MONDAY MORNING HEADLINES
Students are returning to school for the 2021-2022 school year.
Year round schools in Durham resume classes in-person Monday. All students and staff are required to wear masks regardless of vaccination status. The school board is expected to revisit the mask requirement sometime next month.
Wake County’s year round students went back to class earlier this month.
Thales Academy is also welcoming students back Monday.
Students and staff at the Triangle private school will not have to wear masks if they are fully vaccinated. That policy follows the Center for Disease Control and Prevention’s most recent guidance.
In addition, fully vaccinated students and staff exposed to the virus will not have to quarantine.
Thales Academy also said it was eliminating social distance precautions for seating in the classrooms as well as eliminating virtual learning options, even for sick students.
1,023 new COVID-19 cases were reported in North Carolina on Friday. That marks the highest one-day case count since May 22.
The percent of positive tests is at 4.2%.
536 people are currently hospitalized in the state with COVID-19.
56% of the adult population is fully vaccinated.
Duke researchers found that children and adolescents with milt or asymptomatic cases of COVID-19 had robust antibody responses up to four months after infection.
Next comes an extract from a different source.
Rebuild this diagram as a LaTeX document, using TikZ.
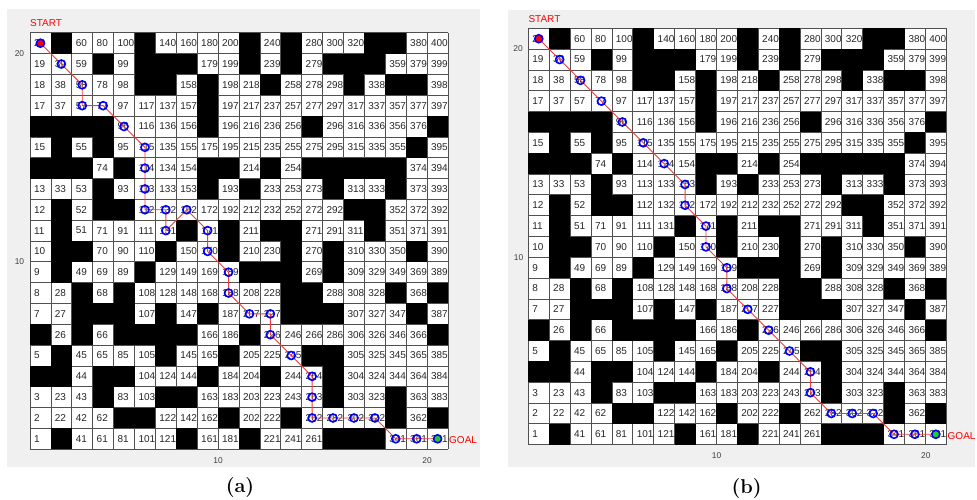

The study included 69 children tested at Duke Health. It found that the antibody response in children was comparable or superior to those observed in adults.
“These findings are encouraging, especially because we cannot yet vaccinate children under the age of 12 against the virus,” study co-lead author Jillian Hurst, Ph.D. said. “The study shows that children who’ve had mild infections or even those who did not have any symptoms, develop an immune response that will likely provide some protection against future infections.”
Four NFL teams remain under 50% vaccinated less than two weeks from the start of training camp, a person familiar with the vaccination rates told The Associated Press.
Washington, Indianapolis, Arizona and the Los Angeles Chargers had the four lowest COVID-19 vaccination rates in the league as of Thursday, according to the person, who spoke on condition of anonymity, because the league hasn’t released the numbers.
FRIDAY MORNING HEADLINES
St. Jude Children’s Research Hospital in Memphis, Tennessee, informed staff that they would all be required to be fully vaccinated against COVID-19 by Sept. 9.
The announcement came in the form of a hospital-wide memo.
“By September 10, employees who have refused vaccination or do not have an approved medical or religious exemption will be put on an unpaid administrative leave for two weeks,” wrote Dr. James R. Downing, president and CEO of the Memphis hospital. “During this time, they have the opportunity to begin the vaccination process. Those who fail to start the vaccination process will be terminated at the end of the two-week period.”
St. Jude said the decision to mandate the vaccines was reached after “much research, analysis and discussion.”
In North Carolina, Tuesday’s numbers showed more than 1,000 positive COVID-19 cases for the first time since May 22.
However, the positive rate actually dropped to 4.4%. That’s the first rate decrease in four days.
A new CDC report highlights the success of vaccine equity in North Carolina.
Between December and April the vaccination rate among Black residents increase from 9% to 19% and the rate among Hispanic residents increased from 4% to 10%.